Here are two posts from Guy Kawasaki that will help anyone seeking breakthroughs. The first is called The Art of Innovation. He offers nine suggestions to fuel forward movement of innovation. Notice I did not just say - innovation. What I like about some of these suggestions is that it reminds us that it is not enough to have a great idea, we need to be able to move it forward and OUT. I particularly love (this one's for you JJD):
Don't worry, be crappy. An innovator doesn't worry about shipping an innovative product with elements of crappiness if it's truly innovative. The first permutation of a innovation is seldom perfect--Macintosh, for example, didn't have software (thanks to me), a hard disk (it wouldn't matter with no software anyway), slots, and color. If a company waits--for example, the engineers convince management to add more features--until everything is perfect, it will never ship, and the market will pass it by.
(I hope my new publisher does not read this part) The last book I turned in, Focus Like a Laser Beam, was light years from perfect or being my best work. I was under a self imposed time crunch AND I was suffering from general malaise of business books (not good when you are writing one). So I decided just to have fun, pump up the creativity and worry less about convention or making it perfect. Guess what? It turned out better than if I had more time and discipline. I turned in a highly imperfect work that I really love. They liked it too! My only regret is that I did not get permission to reprint one of Tom Peter's highly imperfect and amazingly emotional blog posts.

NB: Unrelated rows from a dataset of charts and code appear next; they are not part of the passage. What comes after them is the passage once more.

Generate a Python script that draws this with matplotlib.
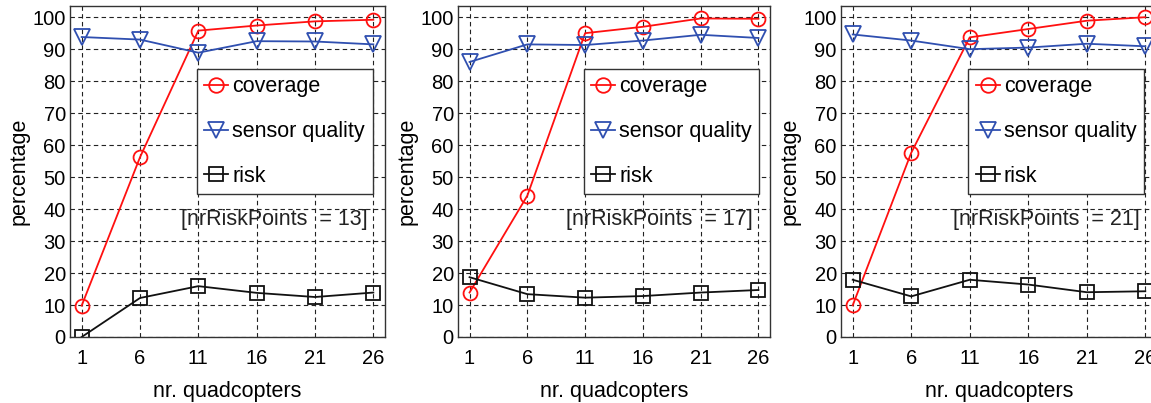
import matplotlib

matplotlib.use("Agg")
import matplotlib.pyplot as plt

plt.rcParams["font.family"] = ["Liberation Sans", "DejaVu Sans"]

quadcopters = [1, 6, 11, 16, 21, 26]
risk_points = [13, 17, 21]

coverage_13 = [9.8, 56.2, 95.8, 97.4, 98.7, 99.2]
sensor_13 = [93.8, 93.0, 88.9, 92.5, 92.4, 91.5]
risk_13 = [0.0, 12.2, 15.9, 13.8, 12.5, 13.9]

coverage_17 = [13.9, 44.2, 95.0, 97.0, 99.6, 99.5]
sensor_17 = [86.0, 91.5, 91.3, 92.7, 94.5, 93.5]
risk_17 = [18.7, 13.4, 12.3, 12.8, 13.9, 14.7]

coverage_21 = [9.9, 57.6, 93.7, 96.3, 98.9, 100.0]
sensor_21 = [94.6, 92.7, 90.0, 90.5, 91.7, 90.9]
risk_21 = [17.9, 12.7, 17.9, 16.4, 14.0, 14.3]

panels = [
    (coverage_13, sensor_13, risk_13),
    (coverage_17, sensor_17, risk_17),
    (coverage_21, sensor_21, risk_21),
]

fig = plt.figure(figsize=(11.51, 4.03), dpi=100)
lefts = [70 / 1151, 458 / 1151, 841 / 1151]
widths = [315 / 1151, 312 / 1151, 316 / 1151]

for left, width, (cov, sen, risk), n in zip(lefts, widths, panels, risk_points):
    ax = fig.add_axes([left, 66 / 403, width, 331 / 403])
    ms = 10
    ax.plot(quadcopters, cov, color="#ff1010", marker="o", ms=ms, mfc="none",
            mew=1.3, lw=1.3, label="coverage")
    ax.plot(quadcopters, sen, color="#2f4fb0", marker="v", ms=ms + 1, mfc="none",
            mew=1.3, lw=1.3, label="sensor quality")
    ax.plot(quadcopters, risk, color="#111111", marker="s", ms=ms, mfc="none",
            mew=1.3, lw=1.3, label="risk")

    ax.set_xlim(0, 27)
    ax.set_ylim(0, 103.5)
    ax.set_xticks(quadcopters)
    ax.set_yticks(range(0, 101, 10))
    ax.tick_params(labelsize=14.5, length=0)
    ax.tick_params(axis="x", pad=9)
    ax.tick_params(axis="y", pad=3)
    ax.grid(True, color="#222222", linestyle=(0, (4, 3)), linewidth=0.8)
    ax.set_axisbelow(True)
    for sp in ax.spines.values():
        sp.set_color("#333333")
        sp.set_linewidth(1.0)

    ax.set_xlabel("nr. quadcopters", fontsize=15.5, labelpad=9)
    ax.set_ylabel("percentage", fontsize=15.5, labelpad=2)

    leg = ax.legend(loc="upper left", bbox_to_anchor=(0.403, 0.81), fontsize=15.5,
                    handlelength=1.1, handletextpad=0.2, labelspacing=1.1,
                    borderpad=0.35, borderaxespad=0, fancybox=False,
                    framealpha=1.0, edgecolor="#333333", markerscale=1.05)
    leg.get_frame().set_linewidth(1.0)

    ax.text(0.946, 0.355, f"[nrRiskPoints  = {n}]", transform=ax.transAxes,
            ha="right", va="center", fontsize=15.5, color="#222222")

fig.savefig("out.png", dpi=100)
plt.close(fig)
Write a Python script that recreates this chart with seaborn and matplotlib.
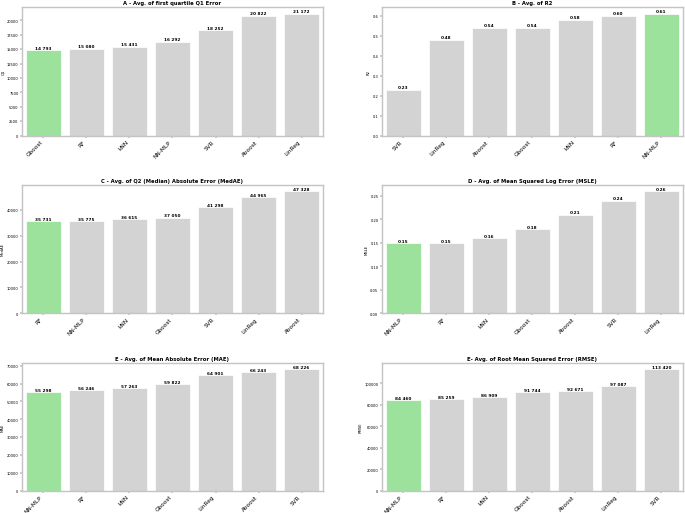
import matplotlib
matplotlib.use("Agg")
import matplotlib.pyplot as plt
import seaborn as sns
import pandas as pd

# Averages per model, already sorted from best to worst
q1_models = ["Gboost", "RF", "kNN", "NN-MLP", "SVR", "Aboost", "LinReg"]
q1_values = [14793, 15080, 15431, 16292, 18252, 20822, 21172]

r2_models = ["SVR", "LinReg", "Aboost", "Gboost", "kNN", "RF", "NN-MLP"]
r2_values = [0.23, 0.48, 0.54, 0.54, 0.58, 0.60, 0.61]

medae_models = ["RF", "NN-MLP", "kNN", "Gboost", "SVR", "LinReg", "Aboost"]
medae_values = [35731, 35775, 36615, 37050, 41298, 44965, 47328]

msle_models = ["NN-MLP", "RF", "kNN", "Gboost", "Aboost", "SVR", "LinReg"]
msle_values = [0.15, 0.15, 0.16, 0.18, 0.21, 0.24, 0.26]

mae_models = ["NN-MLP", "RF", "kNN", "Gboost", "LinReg", "Aboost", "SVR"]
mae_values = [55298, 56246, 57263, 59822, 64901, 66243, 68226]

rmse_models = ["NN-MLP", "RF", "kNN", "Gboost", "Aboost", "LinReg", "SVR"]
rmse_values = [84460, 85259, 86909, 91744, 92671, 97087, 113420]

panels = [
    ("A - Avg. of first quartile Q1 Error", "Q1", q1_models, q1_values, "int", "min"),
    ("B - Avg. of R2", "R2", r2_models, r2_values, "float", "max"),
    ("C - Avg. of Q2 (Median) Absolute Error (MedAE)", "MedAE", medae_models, medae_values, "int", "min"),
    ("D - Avg. of Mean Squared Log Error (MSLE)", "MSLE", msle_models, msle_values, "float", "min"),
    ("E - Avg. of Mean Absolute Error (MAE)", "MAE", mae_models, mae_values, "int", "min"),
    ("E- Avg. of Root Mean Squared Error (RMSE)", "RMSE", rmse_models, rmse_values, "int", "min"),
]

fig, axes = plt.subplots(3, 2, figsize=(20, 15.0), dpi=34.25)
fig.subplots_adjust(left=0.032, right=0.997, top=0.984, bottom=0.043, wspace=0.195, hspace=0.386)

for ax, (title, ylabel, models, values, fmt, best) in zip(axes.flat, panels):
    df = pd.DataFrame({"model": models, "value": values})
    # highlight the best model of each metric
    best_val = min(values) if best == "min" else max(values)
    best_idx = values.index(best_val)
    colors = ["lightgreen" if i == best_idx else "lightgray" for i in range(len(models))]
    sns.barplot(data=df, x="model", y="value", hue="model", palette=colors,
                legend=False, ax=ax, edgecolor="white", linewidth=1.5)
    for container in ax.containers:
        if fmt == "int":
            labels = [f"{v:,.0f}".replace(",", " ") for v in container.datavalues]
        else:
            labels = [f"{v:.2f}" for v in container.datavalues]
        ax.bar_label(container, labels=labels, fontsize=9, fontweight="bold", padding=0)
    ax.set_title(title, fontsize=11, fontweight="bold")
    ax.set_xlabel("")
    ax.set_ylabel(ylabel, fontsize=8)
    ax.tick_params(axis="y", labelsize=7.5)
    for spine in ax.spines.values():
        spine.set_color("#c4c4c4")
        spine.set_linewidth(3)
    plt.setp(ax.get_xticklabels(), rotation=45, ha="right", fontsize=12)

fig.savefig("out.png", dpi=34.25)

Guy's second post is called The Art of Evangelism. The secret to producing breakthroughs is getting out there. Enrolling people in your work and goals. Being and creating evangelists. This is a great list of suggestions for how to enroll people such that they take on the cause/product for themselves - perhaps in a very deep and personal way. I love the way he ends the post:
Live long and kick butt.
Guy is one of the most goal oriented people I have met, he wants to leverage for maximum input. Even so, he is conscious of doing this in ways that do not bite him or his family in the butt later.
Creating breakthroughs is easier when you get outside your head into the world - even if you aren't the picture of grace and polish.